Titled Let It Snow, the event will feature a range of community performing arts groups, and audience members are encouraged to jump in on the fun.
Audience sing-alongs will include “Deck the Halls,” “Jingle Bells,” “Silent Night,” “The First Noel,” and “Frosty the Snowman.” The grand finale crowd pleaser will be the traditional singing of “The Twelve Days of Christmas.”
Arrangements are now being made for special appearances by Santa Claus and Frosty the Snowman—you heard it here first!
Plus, enjoy free holiday goodies and drinks, which will be provided at the end of the show. Net proceeds from this event will be donated to the music and arts programs of various South County schools.
Tickets are available from the Clark Center Box Office at 489-9444 or clarkcenter.org. Special family discount pricing (in advance only) allows up to six family members to attend for only $30.00. Not bad for some top-notch holiday entertainment.
More tunes and tidbits
A big hearty congrats to Amaya Rose, the 15-year-old Paso Robles fiddler who recently played with none other than outlaw country legend Merle Haggard and The Strangers at the Canyon Club near L.A.
Not only did Rose open Haggard’s show, but after her set, The Strangers also backed her on the old fiddle tune “Soppin’ the Gravy,” causing the sold-out crowd to go wild.
This specific tune was at the request of Haggard, who had first heard Amaya play fiddle some seven months ago. At that very first meeting, she knocked his boots off.
“When I first met Amaya, she played an old classic very well, then I thought I would test her, and asked, ‘Do you know anything older?’” Haggard said.
The country star was surprised to learn she certainly did. I, for one, am not shocked at all.
The first time I saw the blonde-haired cowgirl perform, she was knee high to a grasshopper.
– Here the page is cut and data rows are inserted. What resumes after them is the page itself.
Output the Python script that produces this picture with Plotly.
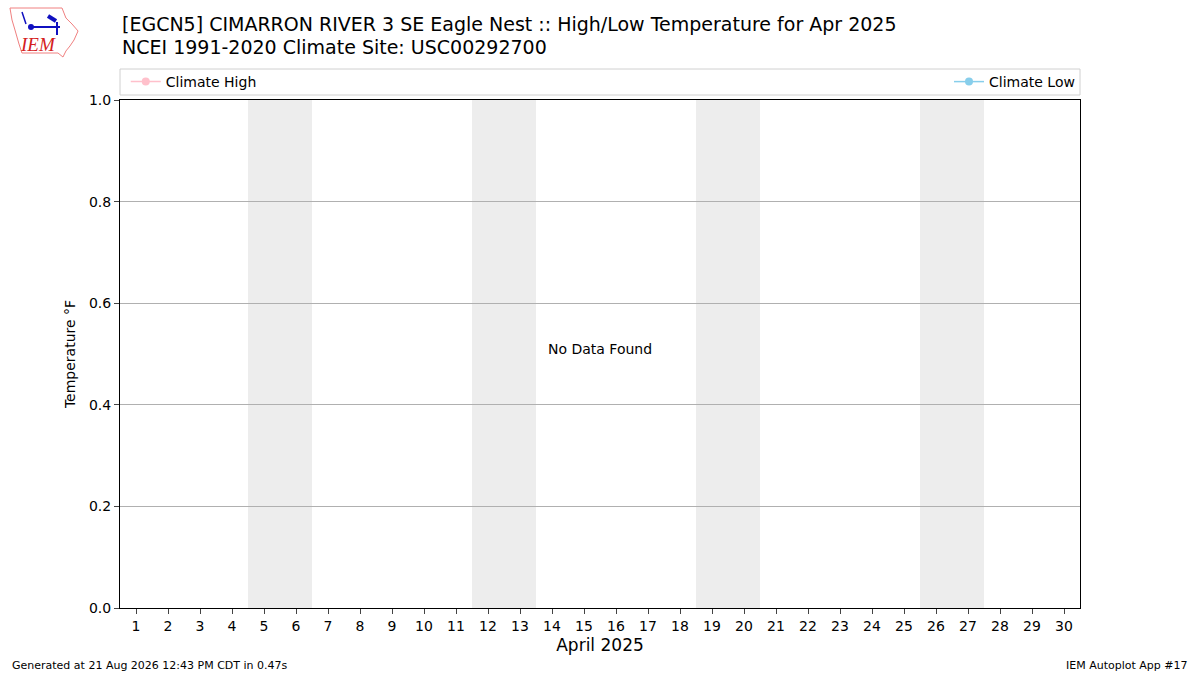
import plotly.graph_objects as go

days = list(range(1, 31))
weekend_days = [5, 6, 12, 13, 19, 20, 26, 27]
climate_high = []
climate_low = []
y_ticks = [0.0, 0.2, 0.4, 0.6, 0.8, 1.0]

W, H = 1200, 675
L, R, T, B = 120, 120, 100, 67
pw = W - L - R
ph = H - T - B


def px(p):
    # pixel column -> paper x
    return (p - L) / pw


def py(p):
    # pixel row -> paper y
    return (H - B - p) / ph


fig = go.Figure()
fig.add_trace(go.Scatter(x=climate_high or [None], y=[None], mode="lines+markers",
                         name="Climate High", line=dict(color="pink", width=1.5),
                         marker=dict(color="pink", size=8), legend="legend"))
fig.add_trace(go.Scatter(x=climate_low or [None], y=[None], mode="lines+markers",
                         name="Climate Low", line=dict(color="skyblue", width=1.5),
                         marker=dict(color="skyblue", size=8), legend="legend2"))

shapes = []
for d in weekend_days:
    shapes.append(dict(type="rect", xref="x", yref="paper", x0=d - 0.5, x1=d + 0.5,
                       y0=0, y1=1, fillcolor="#ededed", line=dict(width=0), layer="below"))
# legend frame
shapes.append(dict(type="rect", xref="paper", yref="paper", x0=0, x1=1,
                   y0=py(95), y1=py(69), line=dict(color="#d0d0d0", width=1)))
# rough logo: state outline and station symbol
outline = [(10, 8), (62, 8), (66, 18), (72, 24), (78, 31), (74, 40), (70, 46),
           (66, 51), (63, 57), (58, 53), (22, 53), (19, 44), (15, 30), (12, 20)]
path = "M " + " L ".join(f"{px(x):.4f},{py(y):.4f}" for x, y in outline) + " Z"
shapes.append(dict(type="path", xref="paper", yref="paper", path=path,
                   line=dict(color="#f08080", width=1)))
blue = dict(color="#1010c0", width=2)
shapes.append(dict(type="line", xref="paper", yref="paper", x0=px(31), x1=px(60),
                   y0=py(27), y1=py(27), line=blue))
shapes.append(dict(type="line", xref="paper", yref="paper", x0=px(57), x1=px(57),
                   y0=py(22), y1=py(35), line=blue))
shapes.append(dict(type="line", xref="paper", yref="paper", x0=px(48), x1=px(56),
                   y0=py(16), y1=py(21), line=dict(color="#1010c0", width=4)))
shapes.append(dict(type="line", xref="paper", yref="paper", x0=px(22), x1=px(26),
                   y0=py(12), y1=py(24), line=dict(color="#1010c0", width=1.5)))
shapes.append(dict(type="circle", xref="paper", yref="paper", x0=px(28), x1=px(34),
                   y0=py(30), y1=py(24), fillcolor="#1010c0", line=dict(width=0)))

fig.update_layout(
    width=W, height=H,
    margin=dict(l=L, r=R, t=T, b=B),
    plot_bgcolor="white", paper_bgcolor="white",
    font=dict(family="DejaVu Sans", size=14, color="black"),
    shapes=shapes,
    legend=dict(x=0.006, xanchor="left", y=py(82), yanchor="middle",
                orientation="h", bgcolor="rgba(0,0,0,0)", font=dict(size=14)),
    legend2=dict(x=1.0, xanchor="right", y=py(82), yanchor="middle",
                 orientation="h", bgcolor="rgba(0,0,0,0)", font=dict(size=14)),
    xaxis=dict(range=[0.5, 30.5], tickvals=days, ticks="outside", ticklen=5,
               showgrid=False, zeroline=False, showline=True, linecolor="black",
               mirror=True, title=dict(text="April 2025", font=dict(size=17), standoff=6)),
    yaxis=dict(range=[0, 1], tickvals=y_ticks, tickformat=".1f", ticks="outside",
               ticklen=5, showgrid=True, gridcolor="#b0b0b0", zeroline=False,
               showline=True, linecolor="black", mirror=True,
               title=dict(text="Temperature °F", font=dict(size=14), standoff=10)),
    showlegend=True,
)

fig.add_annotation(text="[EGCN5] CIMARRON RIVER 3 SE Eagle Nest :: High/Low Temperature for Apr 2025",
                   xref="paper", yref="paper", x=0, y=py(24), xanchor="left", yanchor="middle",
                   showarrow=False, font=dict(size=19))
fig.add_annotation(text="NCEI 1991-2020 Climate Site: USC00292700",
                   xref="paper", yref="paper", x=0, y=py(47), xanchor="left", yanchor="middle",
                   showarrow=False, font=dict(size=19))
fig.add_annotation(text="No Data Found", xref="x", yref="y", x=15.5, y=0.51,
                   showarrow=False, font=dict(size=14))
fig.add_annotation(text="Generated at 21 Aug 2026 12:43 PM CDT in 0.47s",
                   xref="paper", yref="paper", x=px(10), y=py(665),
                   xanchor="left", yanchor="middle", showarrow=False, font=dict(size=11))
fig.add_annotation(text="IEM Autoplot App #17",
                   xref="paper", yref="paper", x=px(1190), y=py(665),
                   xanchor="right", yanchor="middle", showarrow=False, font=dict(size=11))
# logo text
fig.add_annotation(text="<i>IEM</i>", xref="paper", yref="paper",
                   x=px(38), y=py(45), xanchor="center", yanchor="middle",
                   showarrow=False, font=dict(family="Liberation Serif", size=19, color="#d42020"))

fig.write_html("out.html", config={"displayModeBar": False},
               post_script="document.body.style.margin='0';")
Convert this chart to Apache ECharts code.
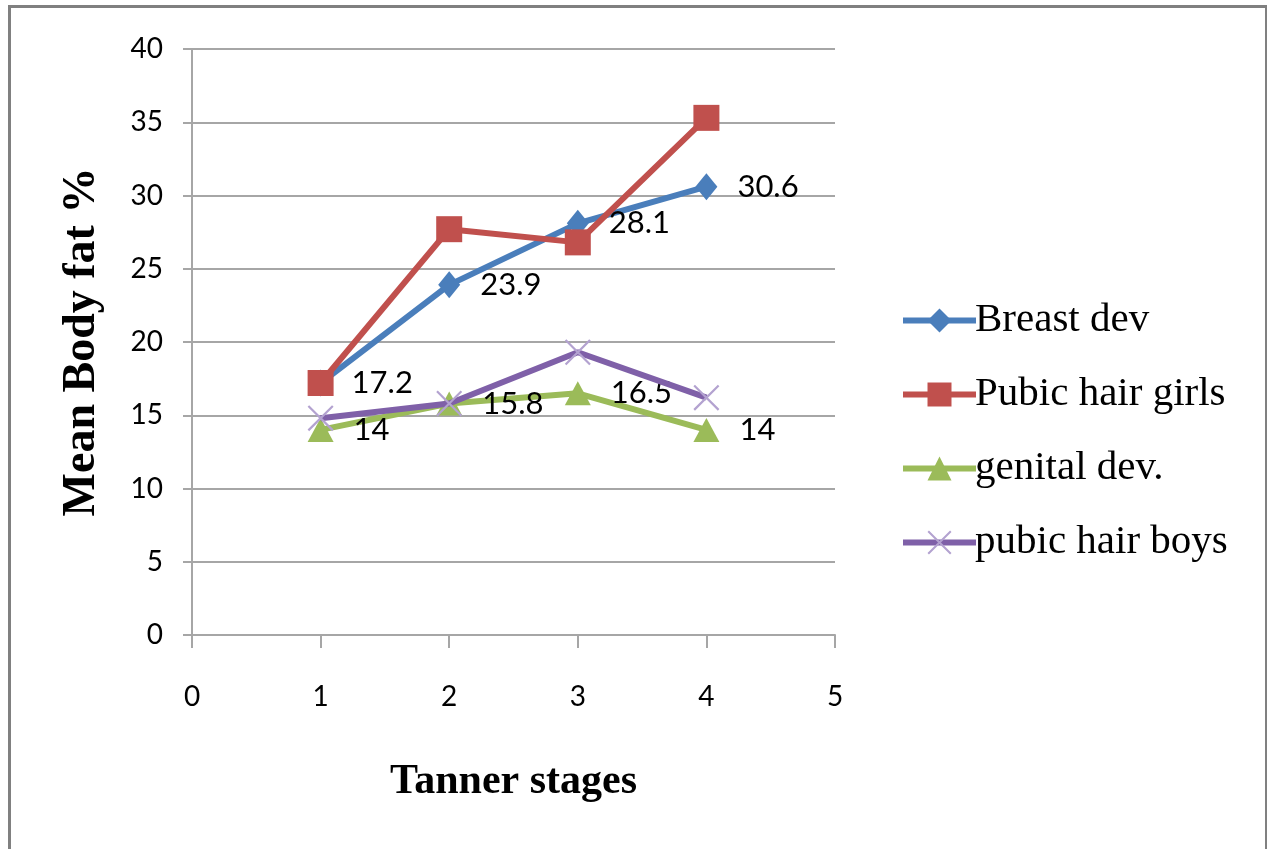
<!DOCTYPE html>
<html>
<head>
<meta charset="utf-8">
<script src="https://cdn.jsdelivr.net/npm/echarts@6/dist/echarts.min.js"></script>
<style>
html,body{margin:0;padding:0;background:#fff;}
#chart{width:1267px;height:849px;}
</style>
</head>
<body>
<div id="chart"></div>
<script>
const stages = [1, 2, 3, 4];
const seriesNames = ['Breast dev', 'Pubic hair girls', 'genital dev.', 'pubic hair boys'];
const breastDev = [17.2, 23.9, 28.1, 30.6];
const pubicHairGirls = [17.2, 27.7, 26.8, 35.3];
const genitalDev = [14, 15.8, 16.5, 14];
const pubicHairBoys = [14.8, 15.8, 19.3, 16.2];
const xTicks = [0, 1, 2, 3, 4, 5];
const yTicks = [0, 5, 10, 15, 20, 25, 30, 35, 40];

const pair = arr => stages.map((s, i) => [s, arr[i]]);
const crossPath = 'path://M0,1.2L1.2,0L20,18.8L18.8,20Z M18.8,0L20,1.2L1.2,20L0,18.8Z';
const labelFont = {fontFamily: 'Lato, "Open Sans", sans-serif', fontSize: 31, color: '#000'};
const serif = '"Liberation Serif", "Times New Roman", serif';

const chart = echarts.init(document.getElementById('chart'), null, {renderer: 'canvas'});
chart.setOption({
  backgroundColor: '#fff',
  animation: false,
  graphic: [{
    type: 'rect', left: 7, top: 4, z: 100,
    shape: {x: 0, y: 0, width: 1257, height: 900},
    style: {fill: 'none', stroke: '#808080', lineWidth: 3}
  }],
  grid: {left: 192, right: 432, top: 49, bottom: 214, containLabel: false},
  legend: {
    orient: 'vertical', left: 895, top: 295,
    itemWidth: 73, itemHeight: 30, itemGap: 33,
    lineStyle: {width: 6},
    textStyle: {fontFamily: serif, fontSize: 41, color: '#000', padding: [0, 0, 0, -6]},
    data: seriesNames
  },
  xAxis: {
    type: 'value', min: 0, max: 5, interval: 1,
    name: 'Tanner stages', nameLocation: 'middle', nameGap: 126,
    nameTextStyle: {fontFamily: serif, fontWeight: 'bold', fontSize: 42, color: '#000'},
    axisLine: {show: true, lineStyle: {color: '#a6a6a6', width: 2}},
    axisTick: {show: true, length: 13, lineStyle: {color: '#a6a6a6', width: 2}},
    axisLabel: {margin: 48, ...labelFont, fontSize: 28, formatter: v => xTicks.includes(v) ? String(v) : ''},
    splitLine: {show: false}
  },
  yAxis: {
    type: 'value', min: 0, max: 40, interval: 5,
    name: 'Mean Body fat %', nameLocation: 'middle', nameGap: 87, nameRotate: 90,
    nameTextStyle: {fontFamily: serif, fontWeight: 'bold', fontSize: 46, color: '#000'},
    axisLine: {show: true, lineStyle: {color: '#a6a6a6', width: 2}},
    axisTick: {show: true, length: 9, lineStyle: {color: '#a6a6a6', width: 2}},
    axisLabel: {margin: 29, ...labelFont, fontSize: 28, formatter: v => yTicks.includes(v) ? String(v) : ''},
    splitLine: {show: true, lineStyle: {color: '#a6a6a6', width: 2}}
  },
  series: [
    {
      name: seriesNames[0], type: 'line', data: pair(breastDev), z: 3,
      symbol: 'diamond', symbolSize: [22, 27],
      lineStyle: {color: '#4a7ebb', width: 6},
      itemStyle: {color: '#4a7ebb'},
      label: {show: true, position: 'right', distance: 20, ...labelFont, formatter: p => String(p.value[1])}
    },
    {
      name: seriesNames[1], type: 'line', data: pair(pubicHairGirls), z: 4,
      symbol: 'rect', symbolSize: 26,
      lineStyle: {color: '#c0504d', width: 6},
      itemStyle: {color: '#c0504d'}
    },
    {
      name: seriesNames[2], type: 'line', data: pair(genitalDev), z: 2,
      symbol: 'triangle', symbolSize: [26, 24],
      lineStyle: {color: '#9bbb59', width: 6},
      itemStyle: {color: '#9bbb59'},
      label: {show: true, position: 'right', distance: 20, ...labelFont, formatter: p => String(p.value[1])}
    },
    {
      name: seriesNames[3], type: 'line', data: pair(pubicHairBoys), z: 3,
      symbol: crossPath, symbolSize: 26,
      lineStyle: {color: '#7f60a8', width: 6},
      itemStyle: {color: '#b3a2d0'}
    }
  ]
});
</script>
</body>
</html>
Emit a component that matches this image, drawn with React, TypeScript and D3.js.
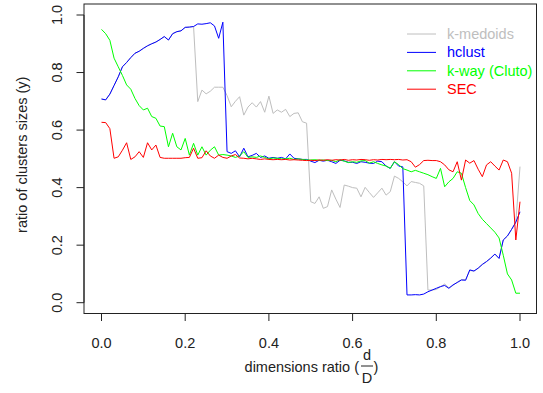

Maybe you’ve seen her playing during community events in North County, including Templeton’s Founder’s Day, or maybe you’ve seen her sawing that fiddle with Monte Mills and the Lucky Horseshoe Band, which she joined at the age of 12.
It's my opinion this young lady is truly going places, so enjoy her music while she’s still hanging around SLO County!
In 2015, be sure to catch her playing fiddle in the Lucky Horseshoe Band, doing her single act around the Central Coast and performing opening slots in some big-name acts.
Singer-songwriter Daniel Isle Sky of San Diego will play Linnaea’s Café Dec. 20 (8 p.m.), with a mix of original tunes and popular covers. The artist moved to California this summer after landing a spot at the Del Mar Fair, and Cali’s been good to him thus far.
Mainly, it’s warmer here than in his hometown of Santa Fe, and people dig a laid-back vibe.
“I used to be the bass player in some hard rock bands, but I put down the bass in favor the acoustic when I got fired because I didn’t drink enough,” Sky said. “I look the rocker part but my gentle voice has been compared to James Taylor. I’m looking forward meeting the locals in SLO.”
Well, you heard the man! Go say “hi” to this acoustic songwriter in rocker’s clothing—and don’t bother inviting him to your next game of beer pong. He is not interested.